For all the ridiculous stunts he has pulled at different times in his political life, Nick Xenophon’s underlying compassion for the downtrodden and the abused has never seriously been questioned. The worst that could be said of him is he is a political opportunist who knows how to push the populace’s buttons.

This time, however, he has pushed into new territory that raises troubling issues about his motives and judgment.

In the Senate last night, Xenophon used parliamentary privilege to name and shame an Adelaide priest accused of s-xual abuse 50 years ago. The man concerned has categorically denied the allegation, he has never been charged and the allegations have never been tested in a court of law.

Thanks to Xenophon, the priest’s identity and the Adelaide suburban parish where he serves are now in the public domain. His name has been widely reported by the ABC and in The Australian (though not in local newspaper The Advertiser on the grounds that evidence of the allegations has not become publicly available).

Xenophon says he had to name the priest because the Catholic Archdiocese of Adelaide had failed to adequately investigate the r-pe allegations, which were made by the now-primate of the Traditional Anglican Communion, John Hepworth. Xenophon evidently has issues with senior figures within the Catholic Church.

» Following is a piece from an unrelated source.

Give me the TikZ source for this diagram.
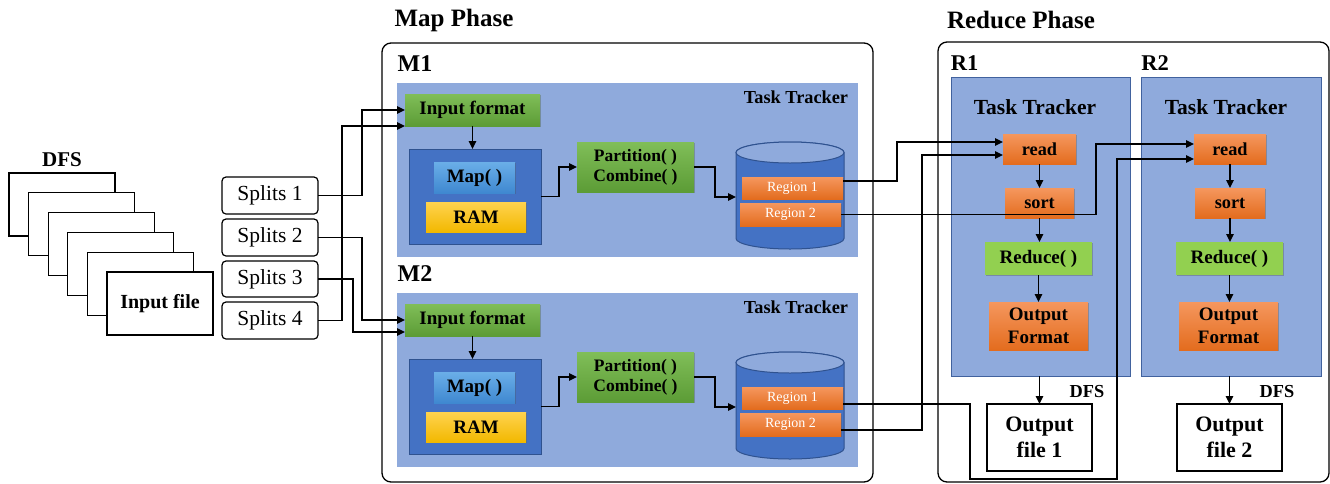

The Archdiocese says it’s shocked and dismayed with his statement. Quite.

Despite the priest’s denial and the presumption of innocence, Xenophon has totally destroyed the man’s character — a brave call on unproven allegations.

Xenophon is an experienced lawyer who still provides pro bono advice on issues close to his heart.

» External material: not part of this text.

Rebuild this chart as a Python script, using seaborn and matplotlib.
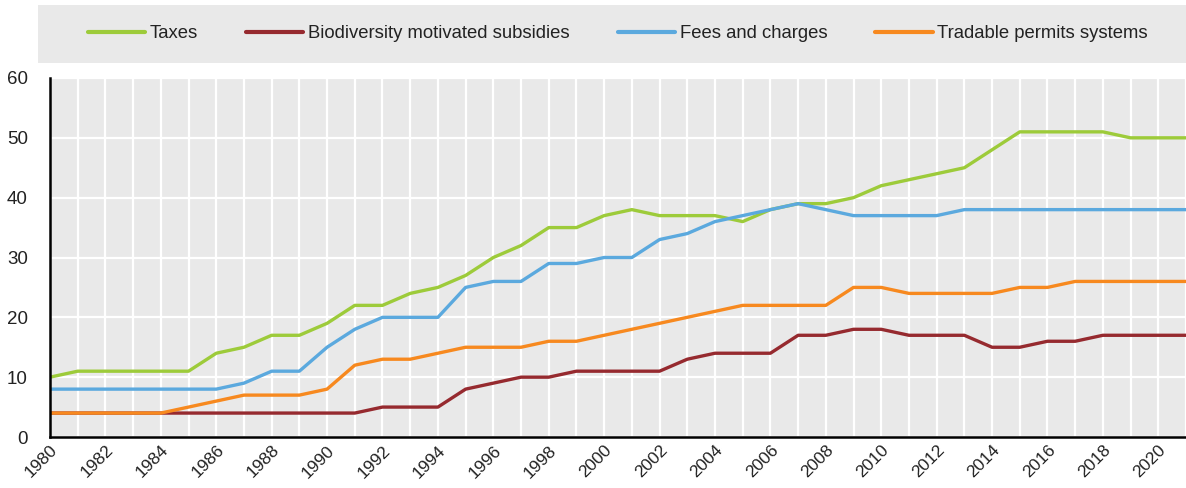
import numpy as np
import pandas as pd
import matplotlib
matplotlib.use("Agg")
import matplotlib.pyplot as plt
import seaborn as sns
from matplotlib.patches import Rectangle

# ==========================================
# DATA
# ==========================================
years = list(range(1980, 2022))

taxes = [10, 11, 11, 11, 11, 11, 14, 15, 17, 17,
         19, 22, 22, 24, 25, 27, 30, 32, 35, 35,
         37, 38, 37, 37, 37, 36, 38, 39, 39, 40,
         42, 43, 44, 45, 48, 51, 51, 51, 51, 50,
         50, 50]
subsidies = [4, 4, 4, 4, 4, 4, 4, 4, 4, 4,
             4, 4, 5, 5, 5, 8, 9, 10, 10, 11,
             11, 11, 11, 13, 14, 14, 14, 17, 17, 18,
             18, 17, 17, 17, 15, 15, 16, 16, 17, 17,
             17, 17]
fees = [8, 8, 8, 8, 8, 8, 8, 9, 11, 11,
        15, 18, 20, 20, 20, 25, 26, 26, 29, 29,
        30, 30, 33, 34, 36, 37, 38, 39, 38, 37,
        37, 37, 37, 38, 38, 38, 38, 38, 38, 38,
        38, 38]
permits = [4, 4, 4, 4, 4, 5, 6, 7, 7, 7,
           8, 12, 13, 13, 14, 15, 15, 15, 16, 16,
           17, 18, 19, 20, 21, 22, 22, 22, 22, 25,
           25, 24, 24, 24, 24, 25, 25, 26, 26, 26,
           26, 26]

series_names = ["Taxes", "Biodiversity motivated subsidies",
                "Fees and charges", "Tradable permits systems"]
series_values = [taxes, subsidies, fees, permits]
colors = ["#9DCB3A", "#962A2F", "#5BA9DE", "#F7891F"]

y_ticks = [0, 10, 20, 30, 40, 50, 60]

# ==========================================
# BUILD LONG TABLE
# ==========================================
frames = []
for name, vals in zip(series_names, series_values):
    frames.append(pd.DataFrame({"year": years, "value": vals, "series": name}))
df = pd.concat(frames, ignore_index=True)

# ==========================================
# PLOT
# ==========================================
sns.set_style("white")
plt.rcParams["font.family"] = ["Liberation Sans", "DejaVu Sans"]

fig = plt.figure(figsize=(11.86, 4.88), dpi=100)
ax = fig.add_axes([50 / 1186, 1 - 437 / 488, 1 - 50 / 1186, (437 - 78) / 488])
ax.set_facecolor("#E9E9E9")

sns.lineplot(data=df, x="year", y="value", hue="series",
             palette=dict(zip(series_names, colors)),
             hue_order=series_names, linewidth=2.4, ax=ax, zorder=3)

ax.set_xlim(years[0], years[-1])
ax.set_ylim(0, 60)
ax.set_xlabel("")
ax.set_ylabel("")

ax.set_xticks(years)
ax.set_xticklabels([str(y) if y % 2 == 0 else "" for y in years],
                   rotation=45, ha="right", rotation_mode="anchor")
ax.set_yticks(y_ticks)
ax.tick_params(axis="x", direction="in", length=6, width=1.3, color="black",
               labelsize=12.5, pad=4, labelcolor="#222222")
ax.tick_params(axis="y", length=0, labelsize=13.5, pad=16, labelcolor="#222222")

ax.grid(True, color="white", linewidth=1.6, zorder=1)
ax.set_axisbelow(True)

for side in ["top", "right"]:
    ax.spines[side].set_visible(False)
for side in ["left", "bottom"]:
    ax.spines[side].set_color("black")
    ax.spines[side].set_linewidth(1.8)
    ax.spines[side].set_zorder(4)

# legend in a grey band on top
ax.get_legend().remove()
fig.patches.append(Rectangle((38 / 1186, 1 - 63 / 488), 1 - 38 / 1186, 58 / 488,
                             transform=fig.transFigure, facecolor="#E9E9E9",
                             edgecolor="none", zorder=0))
handles = [plt.Line2D([], [], color=c, linewidth=3) for c in colors]
fig.legend(handles, series_names, loc="center", ncol=4,
           bbox_to_anchor=(0.521, 1 - 34 / 488), frameon=False,
           fontsize=13.3, handlelength=3.1, handletextpad=0.25,
           columnspacing=2.6, labelcolor="#222222")

fig.savefig("out.png", dpi=100)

It cannot be said he acted in the emotional heat of the moment, given he had already given the Catholic Archdiocese an ultimatum to suspend the priest by noon yesterday or he would name him. He delivered his parliamentary coup de gras after due consideration, with a cool head, fully aware of the dire consequences.

Hepworth, who alleges he was repeatedly r-ped by three priests over a 12-year period while training in a Catholic seminary, says he didn’t want Xenophon to name the priest.

“As long as the process goes on that is fair and just, I will be comfortable with that,” Hepworth told the ABC.

Xenophon has smashed that “fair and just” process to pieces.

No doubt there are complex layers within layers to this matter, otherwise the priest would likely have been formally charged long ago. The alleged r-pe was 50 years ago and the chance of sustaining a charge now must be next to zero. There are no other matters of suspicion hanging over the priest so far as is known.

So what happens next? Presumably the priest will now be stood aside as the Catholic Church continues its drawn-out investigation of the Hepworth allegations. It seems not to be a clear-cut case, except in Hepworth’s and Xenophon’s minds.

Not that it matters. The mud has well and truly stuck. Denied natural justice, it’s hard to imagine how the man’s situation could be any worse. He is finished without ever being charged.

Xenophon has made the decision for everyone and he has gone too far.